- [Charts and diagrams as code]
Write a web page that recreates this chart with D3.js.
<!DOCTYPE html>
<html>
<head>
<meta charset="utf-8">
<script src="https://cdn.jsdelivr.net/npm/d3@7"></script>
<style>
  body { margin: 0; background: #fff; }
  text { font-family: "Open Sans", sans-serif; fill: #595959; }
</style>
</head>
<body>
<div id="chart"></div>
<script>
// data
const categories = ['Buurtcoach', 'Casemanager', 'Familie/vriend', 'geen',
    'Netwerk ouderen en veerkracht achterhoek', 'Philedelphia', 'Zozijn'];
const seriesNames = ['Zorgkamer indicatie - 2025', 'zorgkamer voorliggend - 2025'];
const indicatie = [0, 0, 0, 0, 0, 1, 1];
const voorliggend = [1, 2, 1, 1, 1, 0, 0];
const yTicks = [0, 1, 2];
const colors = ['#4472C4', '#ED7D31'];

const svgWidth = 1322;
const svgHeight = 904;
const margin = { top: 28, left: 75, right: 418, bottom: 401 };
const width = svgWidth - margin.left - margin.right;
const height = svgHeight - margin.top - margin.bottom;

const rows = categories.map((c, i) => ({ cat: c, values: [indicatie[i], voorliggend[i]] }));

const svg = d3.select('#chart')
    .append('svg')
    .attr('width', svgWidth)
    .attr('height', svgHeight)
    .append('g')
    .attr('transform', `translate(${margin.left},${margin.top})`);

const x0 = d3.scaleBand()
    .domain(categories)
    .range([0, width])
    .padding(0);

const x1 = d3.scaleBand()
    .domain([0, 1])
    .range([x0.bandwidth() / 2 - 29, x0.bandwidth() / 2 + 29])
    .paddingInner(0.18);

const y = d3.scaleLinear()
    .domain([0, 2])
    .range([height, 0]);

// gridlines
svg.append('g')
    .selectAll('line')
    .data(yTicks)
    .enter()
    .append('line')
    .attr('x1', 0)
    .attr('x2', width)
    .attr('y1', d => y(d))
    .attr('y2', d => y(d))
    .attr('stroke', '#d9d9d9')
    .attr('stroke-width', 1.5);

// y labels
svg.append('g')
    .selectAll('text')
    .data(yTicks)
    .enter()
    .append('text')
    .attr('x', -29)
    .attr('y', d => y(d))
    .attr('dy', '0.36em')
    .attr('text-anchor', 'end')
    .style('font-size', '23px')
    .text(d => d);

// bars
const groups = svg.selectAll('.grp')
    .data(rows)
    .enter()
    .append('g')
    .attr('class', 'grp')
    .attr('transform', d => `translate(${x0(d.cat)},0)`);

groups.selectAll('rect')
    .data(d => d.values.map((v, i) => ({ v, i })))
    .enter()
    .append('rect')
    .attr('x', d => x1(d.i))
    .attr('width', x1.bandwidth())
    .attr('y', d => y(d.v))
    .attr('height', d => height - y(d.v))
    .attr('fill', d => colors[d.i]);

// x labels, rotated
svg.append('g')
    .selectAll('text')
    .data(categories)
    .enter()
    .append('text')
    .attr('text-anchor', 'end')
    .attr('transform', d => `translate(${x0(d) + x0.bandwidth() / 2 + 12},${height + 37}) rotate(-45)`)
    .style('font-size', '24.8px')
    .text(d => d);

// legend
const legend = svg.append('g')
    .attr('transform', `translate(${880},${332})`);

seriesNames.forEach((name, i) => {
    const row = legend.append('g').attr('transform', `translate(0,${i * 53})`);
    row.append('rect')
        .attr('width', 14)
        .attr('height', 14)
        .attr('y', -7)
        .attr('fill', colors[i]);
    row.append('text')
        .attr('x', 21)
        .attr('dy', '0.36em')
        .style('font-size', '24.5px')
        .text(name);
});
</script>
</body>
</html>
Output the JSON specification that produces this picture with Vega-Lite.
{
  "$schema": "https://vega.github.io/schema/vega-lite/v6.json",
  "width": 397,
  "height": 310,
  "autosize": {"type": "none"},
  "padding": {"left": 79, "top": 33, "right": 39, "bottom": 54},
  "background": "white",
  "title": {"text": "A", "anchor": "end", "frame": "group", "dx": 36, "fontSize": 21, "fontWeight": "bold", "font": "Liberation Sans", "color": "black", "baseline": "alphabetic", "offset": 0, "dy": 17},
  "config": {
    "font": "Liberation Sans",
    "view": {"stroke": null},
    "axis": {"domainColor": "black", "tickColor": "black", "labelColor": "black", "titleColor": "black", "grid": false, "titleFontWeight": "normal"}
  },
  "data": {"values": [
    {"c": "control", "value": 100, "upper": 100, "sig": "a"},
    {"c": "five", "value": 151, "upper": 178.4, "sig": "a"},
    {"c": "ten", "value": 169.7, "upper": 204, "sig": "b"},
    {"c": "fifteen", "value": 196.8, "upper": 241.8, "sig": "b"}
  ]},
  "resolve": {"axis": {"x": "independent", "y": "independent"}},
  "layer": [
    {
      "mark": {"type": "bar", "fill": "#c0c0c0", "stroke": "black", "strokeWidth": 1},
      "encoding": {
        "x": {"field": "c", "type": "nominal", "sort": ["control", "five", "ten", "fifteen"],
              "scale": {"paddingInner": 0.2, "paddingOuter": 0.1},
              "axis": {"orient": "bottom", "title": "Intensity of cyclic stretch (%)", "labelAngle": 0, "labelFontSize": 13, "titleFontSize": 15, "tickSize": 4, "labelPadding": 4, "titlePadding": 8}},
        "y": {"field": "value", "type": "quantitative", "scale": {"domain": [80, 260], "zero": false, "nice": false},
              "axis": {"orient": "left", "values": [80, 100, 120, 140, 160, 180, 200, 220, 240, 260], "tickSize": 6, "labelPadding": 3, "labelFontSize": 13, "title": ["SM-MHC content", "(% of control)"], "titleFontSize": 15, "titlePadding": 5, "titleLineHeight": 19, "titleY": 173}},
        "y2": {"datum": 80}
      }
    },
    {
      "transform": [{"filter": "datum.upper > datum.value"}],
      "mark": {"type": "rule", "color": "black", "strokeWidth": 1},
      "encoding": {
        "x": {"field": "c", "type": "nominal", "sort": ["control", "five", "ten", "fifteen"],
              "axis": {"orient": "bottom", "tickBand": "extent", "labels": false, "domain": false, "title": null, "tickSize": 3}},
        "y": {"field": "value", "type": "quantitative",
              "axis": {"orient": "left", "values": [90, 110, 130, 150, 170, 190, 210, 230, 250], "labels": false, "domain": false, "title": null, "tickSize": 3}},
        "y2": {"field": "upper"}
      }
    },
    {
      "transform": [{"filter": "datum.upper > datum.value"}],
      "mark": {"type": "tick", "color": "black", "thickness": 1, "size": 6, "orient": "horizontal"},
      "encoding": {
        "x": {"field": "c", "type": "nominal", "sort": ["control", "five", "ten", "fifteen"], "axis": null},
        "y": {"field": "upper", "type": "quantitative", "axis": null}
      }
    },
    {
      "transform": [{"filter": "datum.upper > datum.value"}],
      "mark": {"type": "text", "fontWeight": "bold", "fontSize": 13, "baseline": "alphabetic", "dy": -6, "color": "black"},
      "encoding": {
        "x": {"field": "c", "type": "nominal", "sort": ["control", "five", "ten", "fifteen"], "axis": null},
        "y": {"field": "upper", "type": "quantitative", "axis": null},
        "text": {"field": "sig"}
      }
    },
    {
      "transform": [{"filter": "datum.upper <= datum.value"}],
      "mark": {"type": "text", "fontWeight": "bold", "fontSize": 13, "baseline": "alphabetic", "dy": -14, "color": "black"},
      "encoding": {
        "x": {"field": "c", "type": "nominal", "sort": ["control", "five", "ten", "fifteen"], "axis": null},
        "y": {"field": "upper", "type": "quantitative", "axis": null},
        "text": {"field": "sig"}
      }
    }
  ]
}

- [Task objective] Retype the whole listing, matching it exactly.

- [Result for this task]
Write a web page that recreates this chart with D3.js.
<!DOCTYPE html>
<html>
<head>
<meta charset="utf-8">
<script src="https://cdn.jsdelivr.net/npm/d3@7"></script>
<style>
  body { margin: 0; background: #fff; }
  text { font-family: "Open Sans", sans-serif; fill: #595959; }
</style>
</head>
<body>
<div id="chart"></div>
<script>
// data
const categories = ['Buurtcoach', 'Casemanager', 'Familie/vriend', 'geen',
    'Netwerk ouderen en veerkracht achterhoek', 'Philedelphia', 'Zozijn'];
const seriesNames = ['Zorgkamer indicatie - 2025', 'zorgkamer voorliggend - 2025'];
const indicatie = [0, 0, 0, 0, 0, 1, 1];
const voorliggend = [1, 2, 1, 1, 1, 0, 0];
const yTicks = [0, 1, 2];
const colors = ['#4472C4', '#ED7D31'];

const svgWidth = 1322;
const svgHeight = 904;
const margin = { top: 28, left: 75, right: 418, bottom: 401 };
const width = svgWidth - margin.left - margin.right;
const height = svgHeight - margin.top - margin.bottom;

const rows = categories.map((c, i) => ({ cat: c, values: [indicatie[i], voorliggend[i]] }));

const svg = d3.select('#chart')
    .append('svg')
    .attr('width', svgWidth)
    .attr('height', svgHeight)
    .append('g')
    .attr('transform', `translate(${margin.left},${margin.top})`);

const x0 = d3.scaleBand()
    .domain(categories)
    .range([0, width])
    .padding(0);

const x1 = d3.scaleBand()
    .domain([0, 1])
    .range([x0.bandwidth() / 2 - 29, x0.bandwidth() / 2 + 29])
    .paddingInner(0.18);

const y = d3.scaleLinear()
    .domain([0, 2])
    .range([height, 0]);

// gridlines
svg.append('g')
    .selectAll('line')
    .data(yTicks)
    .enter()
    .append('line')
    .attr('x1', 0)
    .attr('x2', width)
    .attr('y1', d => y(d))
    .attr('y2', d => y(d))
    .attr('stroke', '#d9d9d9')
    .attr('stroke-width', 1.5);

// y labels
svg.append('g')
    .selectAll('text')
    .data(yTicks)
    .enter()
    .append('text')
    .attr('x', -29)
    .attr('y', d => y(d))
    .attr('dy', '0.36em')
    .attr('text-anchor', 'end')
    .style('font-size', '23px')
    .text(d => d);

// bars
const groups = svg.selectAll('.grp')
    .data(rows)
    .enter()
    .append('g')
    .attr('class', 'grp')
    .attr('transform', d => `translate(${x0(d.cat)},0)`);

groups.selectAll('rect')
    .data(d => d.values.map((v, i) => ({ v, i })))
    .enter()
    .append('rect')
    .attr('x', d => x1(d.i))
    .attr('width', x1.bandwidth())
    .attr('y', d => y(d.v))
    .attr('height', d => height - y(d.v))
    .attr('fill', d => colors[d.i]);

// x labels, rotated
svg.append('g')
    .selectAll('text')
    .data(categories)
    .enter()
    .append('text')
    .attr('text-anchor', 'end')
    .attr('transform', d => `translate(${x0(d) + x0.bandwidth() / 2 + 12},${height + 37}) rotate(-45)`)
    .style('font-size', '24.8px')
    .text(d => d);

// legend
const legend = svg.append('g')
    .attr('transform', `translate(${880},${332})`);

seriesNames.forEach((name, i) => {
    const row = legend.append('g').attr('transform', `translate(0,${i * 53})`);
    row.append('rect')
        .attr('width', 14)
        .attr('height', 14)
        .attr('y', -7)
        .attr('fill', colors[i]);
    row.append('text')
        .attr('x', 21)
        .attr('dy', '0.36em')
        .style('font-size', '24.5px')
        .text(name);
});
</script>
</body>
</html>
Output the JSON specification that produces this picture with Vega-Lite.
{
  "$schema": "https://vega.github.io/schema/vega-lite/v6.json",
  "width": 397,
  "height": 310,
  "autosize": {"type": "none"},
  "padding": {"left": 79, "top": 33, "right": 39, "bottom": 54},
  "background": "white",
  "title": {"text": "A", "anchor": "end", "frame": "group", "dx": 36, "fontSize": 21, "fontWeight": "bold", "font": "Liberation Sans", "color": "black", "baseline": "alphabetic", "offset": 0, "dy": 17},
  "config": {
    "font": "Liberation Sans",
    "view": {"stroke": null},
    "axis": {"domainColor": "black", "tickColor": "black", "labelColor": "black", "titleColor": "black", "grid": false, "titleFontWeight": "normal"}
  },
  "data": {"values": [
    {"c": "control", "value": 100, "upper": 100, "sig": "a"},
    {"c": "five", "value": 151, "upper": 178.4, "sig": "a"},
    {"c": "ten", "value": 169.7, "upper": 204, "sig": "b"},
    {"c": "fifteen", "value": 196.8, "upper": 241.8, "sig": "b"}
  ]},
  "resolve": {"axis": {"x": "independent", "y": "independent"}},
  "layer": [
    {
      "mark": {"type": "bar", "fill": "#c0c0c0", "stroke": "black", "strokeWidth": 1},
      "encoding": {
        "x": {"field": "c", "type": "nominal", "sort": ["control", "five", "ten", "fifteen"],
              "scale": {"paddingInner": 0.2, "paddingOuter": 0.1},
              "axis": {"orient": "bottom", "title": "Intensity of cyclic stretch (%)", "labelAngle": 0, "labelFontSize": 13, "titleFontSize": 15, "tickSize": 4, "labelPadding": 4, "titlePadding": 8}},
        "y": {"field": "value", "type": "quantitative", "scale": {"domain": [80, 260], "zero": false, "nice": false},
              "axis": {"orient": "left", "values": [80, 100, 120, 140, 160, 180, 200, 220, 240, 260], "tickSize": 6, "labelPadding": 3, "labelFontSize": 13, "title": ["SM-MHC content", "(% of control)"], "titleFontSize": 15, "titlePadding": 5, "titleLineHeight": 19, "titleY": 173}},
        "y2": {"datum": 80}
      }
    },
    {
      "transform": [{"filter": "datum.upper > datum.value"}],
      "mark": {"type": "rule", "color": "black", "strokeWidth": 1},
      "encoding": {
        "x": {"field": "c", "type": "nominal", "sort": ["control", "five", "ten", "fifteen"],
              "axis": {"orient": "bottom", "tickBand": "extent", "labels": false, "domain": false, "title": null, "tickSize": 3}},
        "y": {"field": "value", "type": "quantitative",
              "axis": {"orient": "left", "values": [90, 110, 130, 150, 170, 190, 210, 230, 250], "labels": false, "domain": false, "title": null, "tickSize": 3}},
        "y2": {"field": "upper"}
      }
    },
    {
      "transform": [{"filter": "datum.upper > datum.value"}],
      "mark": {"type": "tick", "color": "black", "thickness": 1, "size": 6, "orient": "horizontal"},
      "encoding": {
        "x": {"field": "c", "type": "nominal", "sort": ["control", "five", "ten", "fifteen"], "axis": null},
        "y": {"field": "upper", "type": "quantitative", "axis": null}
      }
    },
    {
      "transform": [{"filter": "datum.upper > datum.value"}],
      "mark": {"type": "text", "fontWeight": "bold", "fontSize": 13, "baseline": "alphabetic", "dy": -6, "color": "black"},
      "encoding": {
        "x": {"field": "c", "type": "nominal", "sort": ["control", "five", "ten", "fifteen"], "axis": null},
        "y": {"field": "upper", "type": "quantitative", "axis": null},
        "text": {"field": "sig"}
      }
    },
    {
      "transform": [{"filter": "datum.upper <= datum.value"}],
      "mark": {"type": "text", "fontWeight": "bold", "fontSize": 13, "baseline": "alphabetic", "dy": -14, "color": "black"},
      "encoding": {
        "x": {"field": "c", "type": "nominal", "sort": ["control", "five", "ten", "fifteen"], "axis": null},
        "y": {"field": "upper", "type": "quantitative", "axis": null},
        "text": {"field": "sig"}
      }
    }
  ]
}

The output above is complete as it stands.